Firwood Park is a suburban area  of Chadderton in the Metropolitan Borough of Oldham, Greater Manchester.
It is located a little over one mile to the west of Chadderton's commercial centre on Middleton Road and is contiguous with the Mills Hill, Chadderton Park and Middleton Junction areas of the town. A development of 749 houses, Firwood Park was built in 1990 on a vast tract of land, which at one time was claimed to be the largest private residential development in Europe.

History
In 1844 James Cheetham built the Firwood Mill at the side of the Rochdale Canal close to Mills Hill.   His family lived at Firwood House which was set in its own grounds on the other side of the canal, close to the industrial hamlet of Drummer Hill. This house was demolished many decades ago but its name is perpetuated in the Firwood Park estate.
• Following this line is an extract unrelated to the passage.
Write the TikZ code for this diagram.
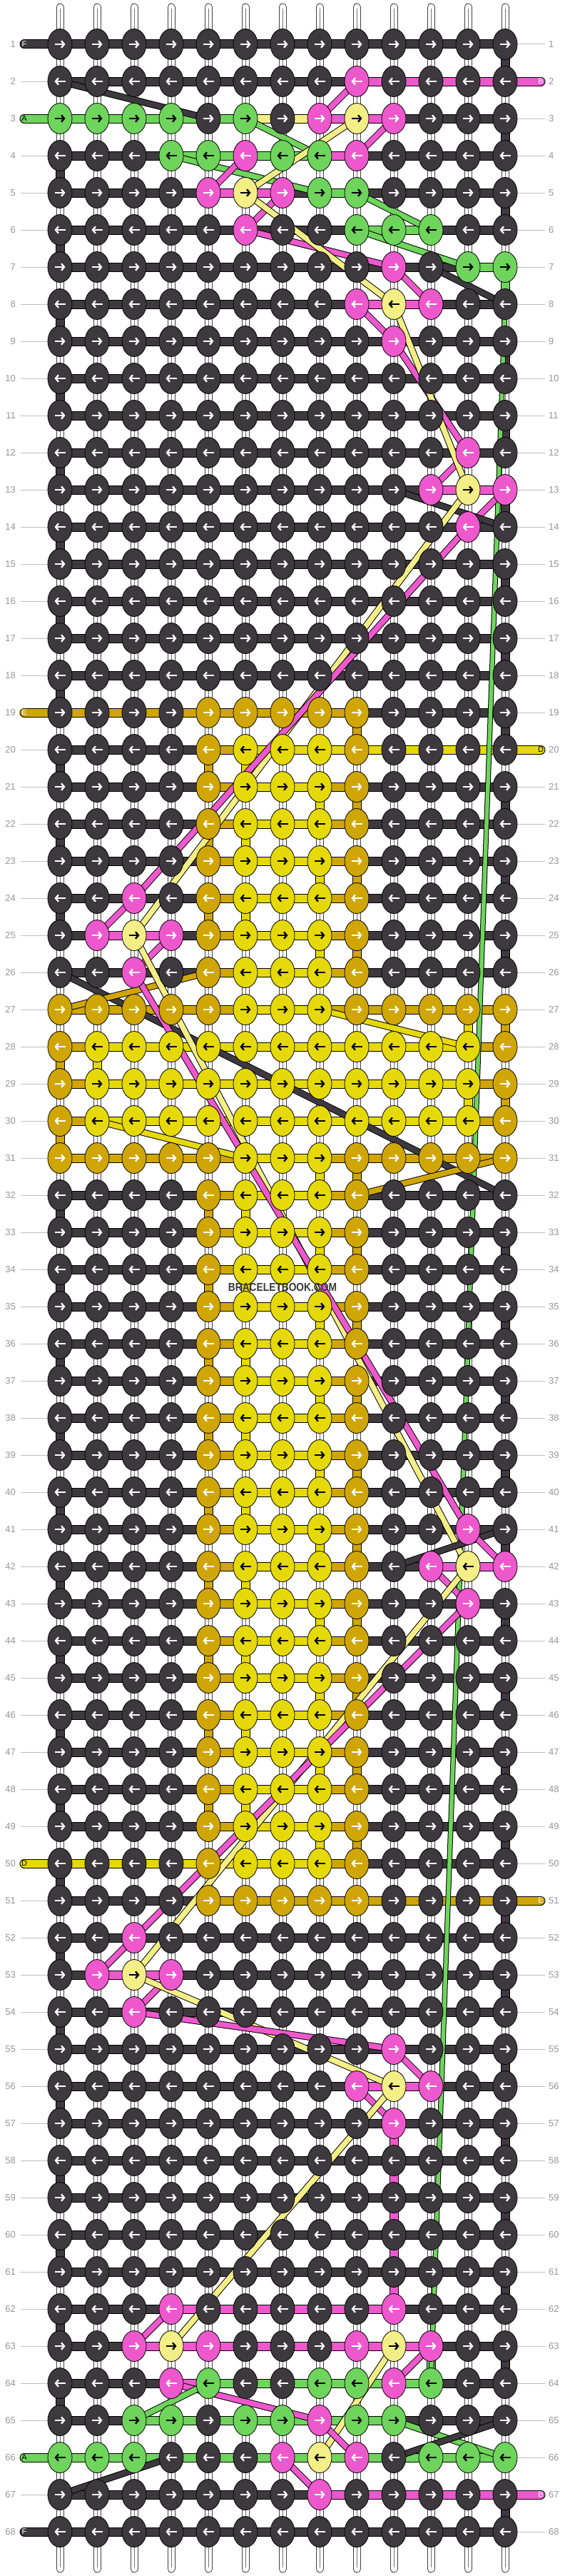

Firwood Mill was demolished in 1960.

Transport
Stotts Tours (Oldham) operates service 396 to Middleton and to Ashton-under-Lyne via Chadderton town centre, Werneth and Bardsley. MT Travel operate service 406 to Oldham via Mills Hill, Chadderton Park and Coldhurst. On nearby Middleton Road First Greater Manchester provide the following bus services- 58 to Middleton and to Rochdale via Chadderton town centre, Oldham, Heyside, Shaw and Milnrow. 59 to Manchester city centre via Middleton and Cheetham Hill and to Rushcroft via 
Chadderton town centre, Oldham, Heyside and Shaw.